Since everything takes so long, a variety of provisional measures that allow a utility to collect some revenue has developed, such as the General Rate Schedule Adjustment (GRSA), a sort of interim rate; the Construction Work in Progress, which allows some construction cost to be recouped before a plant is running; and the regulatory asset, a way for gathering the costs for a new plant or project in one place.
It is in this thicket of accounting gizmos that the battle over the cost of closing the units is being fought. Xcel has proposed setting up a regulatory asset for the closure that would be where the $192.9 million would be banked between 2022 and 2028. It is also proposing that it get a return on the regulatory asset through a GRSA.
To hold customers harmless, Xcel proposes diverting half of the 2 percent charge each customer pays on the monthly bill for solar-energy projects, the Renewable Energy Standard Adjustment, to pay off and decommission the Comanche plants.
Sound complicated? That’s what intervenors in the case objecting to the proposal say.
“This approach is needlessly complex,” Kevin Lucas, director of rate design for the Solar Energy Industries Association, said in PUC testimony.
Lucas and Glustrom have both called for a separate charge on Xcel’s bills for closing the plants. There is already an item charge on the bill for closing six plants under the state’s Clean Air Clean Jobs Act that comes to about $2 on the average monthly bill.
Scott Brockett, Xcel’s director of regulatory administration, said in an email that the company’s approach has been used before in accounting for other units that have been retired early and that using a separate GRSA helps manage the costs so rates do not jump.

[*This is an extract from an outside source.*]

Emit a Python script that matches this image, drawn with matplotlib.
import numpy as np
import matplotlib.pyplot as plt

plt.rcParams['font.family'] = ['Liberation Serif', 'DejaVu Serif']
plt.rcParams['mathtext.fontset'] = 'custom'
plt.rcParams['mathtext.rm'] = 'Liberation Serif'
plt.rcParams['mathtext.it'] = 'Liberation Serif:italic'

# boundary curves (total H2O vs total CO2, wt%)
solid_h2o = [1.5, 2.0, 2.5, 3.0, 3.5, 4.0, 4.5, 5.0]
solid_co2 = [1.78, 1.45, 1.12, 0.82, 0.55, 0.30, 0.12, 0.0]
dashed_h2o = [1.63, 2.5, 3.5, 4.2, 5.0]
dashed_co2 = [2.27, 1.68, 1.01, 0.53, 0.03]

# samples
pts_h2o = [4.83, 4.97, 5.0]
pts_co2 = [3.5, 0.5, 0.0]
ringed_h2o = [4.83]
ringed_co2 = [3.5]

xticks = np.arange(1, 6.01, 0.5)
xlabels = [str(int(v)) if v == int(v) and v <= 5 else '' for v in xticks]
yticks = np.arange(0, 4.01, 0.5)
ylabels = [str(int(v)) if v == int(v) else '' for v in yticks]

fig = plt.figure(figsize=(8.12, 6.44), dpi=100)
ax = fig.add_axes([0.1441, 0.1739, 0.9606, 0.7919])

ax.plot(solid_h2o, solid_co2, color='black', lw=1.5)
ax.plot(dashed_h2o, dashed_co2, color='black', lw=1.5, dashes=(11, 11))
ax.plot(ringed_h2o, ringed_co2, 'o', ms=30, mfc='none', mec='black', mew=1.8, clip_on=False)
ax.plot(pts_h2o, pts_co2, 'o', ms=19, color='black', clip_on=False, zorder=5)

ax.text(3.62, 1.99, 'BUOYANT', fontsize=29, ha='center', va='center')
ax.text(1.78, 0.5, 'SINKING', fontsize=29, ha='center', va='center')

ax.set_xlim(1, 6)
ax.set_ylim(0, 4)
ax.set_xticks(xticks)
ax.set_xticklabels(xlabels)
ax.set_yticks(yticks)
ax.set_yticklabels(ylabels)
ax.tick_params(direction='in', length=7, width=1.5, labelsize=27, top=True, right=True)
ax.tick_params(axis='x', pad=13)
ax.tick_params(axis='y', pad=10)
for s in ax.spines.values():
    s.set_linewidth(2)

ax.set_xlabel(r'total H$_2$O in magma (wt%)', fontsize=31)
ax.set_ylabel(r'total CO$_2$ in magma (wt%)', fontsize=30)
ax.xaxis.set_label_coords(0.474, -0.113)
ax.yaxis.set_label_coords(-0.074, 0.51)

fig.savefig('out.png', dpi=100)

Still, Energy Outreach Colorado, which helps low-income households with their energy bills, is also against the approach.
“We are opposed to GRSA because that goes into fixed costs, and one of our goals is to keep fixed costs down,” said Andrew Bennett, Energy Outreach Colorado’s director of advocacy. “Before you flip on a light switch, (your) electricity bill would be higher.”

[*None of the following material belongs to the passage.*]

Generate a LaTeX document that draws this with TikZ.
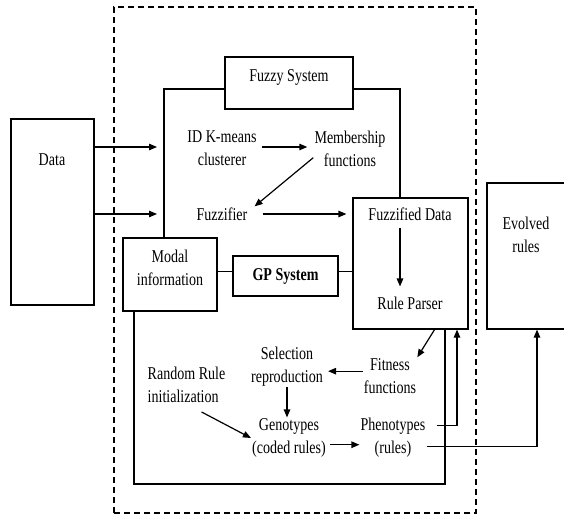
\documentclass[tikz,border=0pt]{standalone}
\usepackage{fontspec}
\setmainfont{Liberation Serif}[FakeStretch=0.78]
\usetikzlibrary{arrows.meta, positioning}

\begin{document}
\begin{tikzpicture}[x=1pt,y=-1pt,font=\fontsize{18}{23}\selectfont,
  box/.style={draw,line width=1.2pt,inner sep=0pt},
  lbl/.style={align=center,inner sep=1pt},
  wire/.style={line width=1.2pt},
  arr/.style={line width=1.2pt,-{Triangle[length=8pt,width=6.5pt]}}]
  \clip (0,0) rectangle (564,517);
  % outer dashed frame
  \node[box,dashed,dash pattern=on 6pt off 4pt,minimum width=362pt,
        minimum height=506pt] (sys) at (295,260) {};
  % boxes
  \node[box,minimum width=83pt,minimum height=186pt] (data) at (52.5,212) {};
  \node[lbl] (datat) at (52,160) {Data};
  \node[box,minimum width=128pt,minimum height=52pt] (fuzzy) at (289,83) {};
  \node[lbl] (fuzzyt) at (289,77) {Fuzzy System};
  \node[box,minimum width=94pt,minimum height=73pt] (modal) at (170,274.5) {};
  \node[lbl] (modalt) at (170,267.5) {Modal\\information};
  \node[box,minimum width=105pt,minimum height=40pt] (gp) at (285.5,276) {\textbf{GP System}};
  \node[box,minimum width=115pt,minimum height=131pt] (parser) at (410.5,263.5) {};
  \node[box,minimum width=100pt,minimum height=146pt] (evo) at (537,256) {};
  \node[lbl] (evot) at (526,234.5) {Evolved\\rules};
  % texts
  \node[lbl] (idk) at (222,148.5) {ID K-means\\clusterer};
  \node[lbl] (mem) at (350,148.5) {Membership\\functions};
  \node[lbl] (fuzz) at (222,214) {Fuzzifier};
  \node[lbl] (fzd) at (410,214) {Fuzzified Data};
  \node[lbl] (rp) at (410,303) {Rule Parser};
  \node[lbl] (fit) at (390,376) {Fitness\\functions};
  \node[lbl] (sel) at (287,366.5) {Selection\\reproduction};
  \node[lbl,align=left] (rnd) at (186.5,385) {Random Rule\\initialization};
  \node[lbl] (geno) at (289,438) {Genotypes\\(coded rules)};
  \node[lbl] (pheno) at (393,437.5) {Phenotypes\\(rules)};
  % frame corners
  \coordinate (fzl) at (164,89);
  \coordinate (fzr) at (400,89);
  \coordinate (gpbl) at (134,484);
  \coordinate (gpbr) at (445,484);
  \coordinate (in1) at (157,147);
  \coordinate (in2) at (157,214);
  \coordinate (up1) at (457,0);
  % frames
  \draw[wire] (modal.north -| fzl) -- (fzl) -- (fuzzy.west |- fzl);
  \draw[wire] (fuzzy.east |- fzr) -- (fzr) -- (parser.north -| fzr);
  \draw[wire] (modal.south -| gpbl) -- (gpbl) -- (gpbr) -- (parser.south -| gpbr);
  \draw[wire] (modal.east |- gp.175) -- (gp.175);
  \draw[wire] (gp.5) -- (parser.west |- gp.5);
  % connectors
  \draw[arr] (data.east |- in1) -- (in1);
  \draw[arr] (data.east |- in2) -- (in2);
  \draw[arr,shorten <=4pt,shorten >=6pt] (idk.east |- 0,147) -- (mem.west |- 0,147);
  \draw[arr] (mem.194) -- ([xshift=6pt]fuzz.north east);
  \draw[arr,shorten <=14pt,shorten >=6pt] (fuzz.east) -- (parser.west |- fzd);
  \draw[arr,shorten <=6pt,shorten >=9pt] (fzd.south -| fzr) -- (rp.north -| fzr);
  \draw[arr] (parser.290) -- (fit.north east);
  \draw[arr,shorten >=4pt] (fit.170) -- (sel.east |- fit.170);
  \draw[arr] (sel.south) -- (sel.south |- geno.north);
  \draw[arr,shorten <=17pt] (rnd.south) -- (geno.west);
  \draw[arr,shorten <=3pt] (geno.-10) -- (pheno.west |- geno.-10);
  \draw[arr,shorten <=10pt] (pheno.20) -| (up1 |- parser.south);
  \draw[arr] (pheno.-15) -| (evo.south);
\end{tikzpicture}
\end{document}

The state Office of Consumer Counsel was a signatory to the stipulation, but opposes Xcel’s plan to get — in addition to the funds to amortize and close the Comanche plants — about 7 percent return on the regulatory asset. “This was not part of the agreement,” Cindy Schonhaut, director of the OCC, said.
When a regulatory asset is used to keep track of costs for building a new project, the utility is spending money, and a return on the cost of that capital is appropriate, Schonhaut said. But this asset is being used to retire an existing plant. “There is no steel in the ground,” she said.
Xcel, Brockett said, is seeking a return on “prudently incurred costs,” and that “because the proposal represents a compromise made in order to benefit customers,” the uncollected depreciation for the plants remains in the rate base, even after the plant closes, until they are paid off. Xcel calculates savings customers as a result of closing the plants of $223 million.
Each one of these accounting arguments could translate into big dollars. The proposed mechanism could lead to a “windfall” of $14.1 million, Charles Griffey, the Coalition of Ratepayers’ expert witness, said in testimony.
The tax rate used for carrying costs in the Xcel proposal was 35 percent, even though the federal corporate rate was reduced to 21 percent last year, a group of rural cooperatives that buy wholesale power from Xcel pointed out in testimony, increasing the capital requirement by $8.3 million.
“The $8.3 million referenced is not correct,” Brockett said. “The company will update the tax rate in its 120-day report and rebuttal filing.”
The testimony, the supplemental director testimony, the answer testimony, the motions, and rebuttal filings will continue to pile up, thousands of pages. There are already six months’ worth of paper in the docket and more to come.
“The issue is transparency,” said Cooke. “We are just asking for honesty and transparency in these numbers and then let everyone decided. But the way they’ve packaged it, calling it creative accounting is kind.”